Anthropology and Sociology
ANSO Tuesday Seminars Autumn 2021 Poster

Vernacular Rights Cultures: The Politics of Origins, Human Rights and Gendered Struggles for Justice

Sumi Madhok, The London School of Economics
, -

Maison de la Paix - Genève, Room S5 Petal 1 (hybrid event)

PLEASE NOTE: Access to indoor public events is limited to attendees with a Swiss or European COVID certificate. In addition, face masks must be worn to all in-person events at the Graduate Institute.

This event is part of the ANSO Tuesday Seminar Series.

Add to Calendar
Event connection


In her recently published book, Sumi Madhok tells a different story of worldmaking around rights and human rights. This is a story of vernacular rights cultures. These stories of vernacular rights cultures refuse the racialised, originary and binary global human rights talk or what Madhok calls the ‘politics of origins’. They interrupt the originary, statist, institutional and Eurocentric stories that global human rights likes to tell about itself. The stories of vernacular rights cultures foreground the struggles for rights and justice by  subaltern groups in ‘most of the world’. These are stories of the critical conceptual vocabularies, subaltern mobilisations, and of conflictual gendered politics of rights; they are stories of the struggles for economic redistributive justice but also for representational justice; and, they are stories of conceptual diversity, of oppositional politics of protest against authoritarianism, and, of the political imaginaries that animate subaltern rights politics but also open up different futures and possibilities for rights and human rights around the globe.

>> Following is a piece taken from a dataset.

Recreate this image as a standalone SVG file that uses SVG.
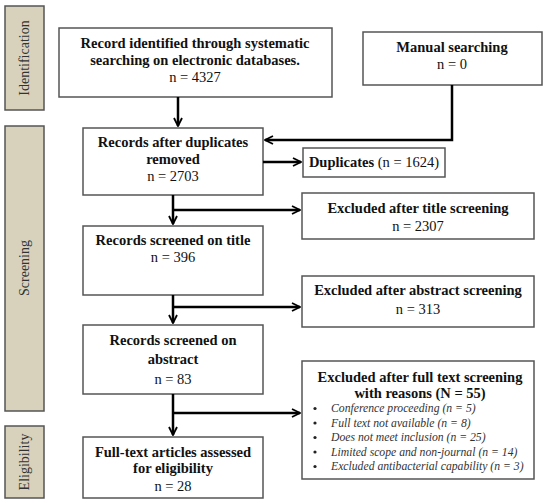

Importantly, the stories of vernacular rights cultures signal that a theoretical and philosophical critique of global human rights alone cannot account for the life-worlds of subaltern struggles for rights and entitlements, or indeed for the critical vocabulary and political grammar within which these struggles and demands are articulated. For, quite simply, the terms of the critique of global human rights have been such that these end up resurrecting and reproducing the object of their critiques, ‘West’ as the subject via critique, while also simultaneously reproducing the global inequalities of ‘West’. Critiques of global human rights, though useful and significant in demystifying the constellations of power and their entanglements must only be the starting point for the production of new intellectual and conceptual histories, geographies and epistemologies of rights from different locations, including subaltern locations around the globe.


About the Speaker

Sumi Madhok is Professor of Political Theory and Gender Studies at the London School of Economics and Political Science. Her most recent book is titled: Vernacular Rights Cultures: The Politics of Origins, Human Rights and Gendered Struggles for Justice ( 2021). She is also the author of Rethinking Agency: Gender, Developmentalism and Rights (2013) and the co-editor of Gender, Agency and Coercion (2013), and The Sage Handbook of Feminist Theory (2014).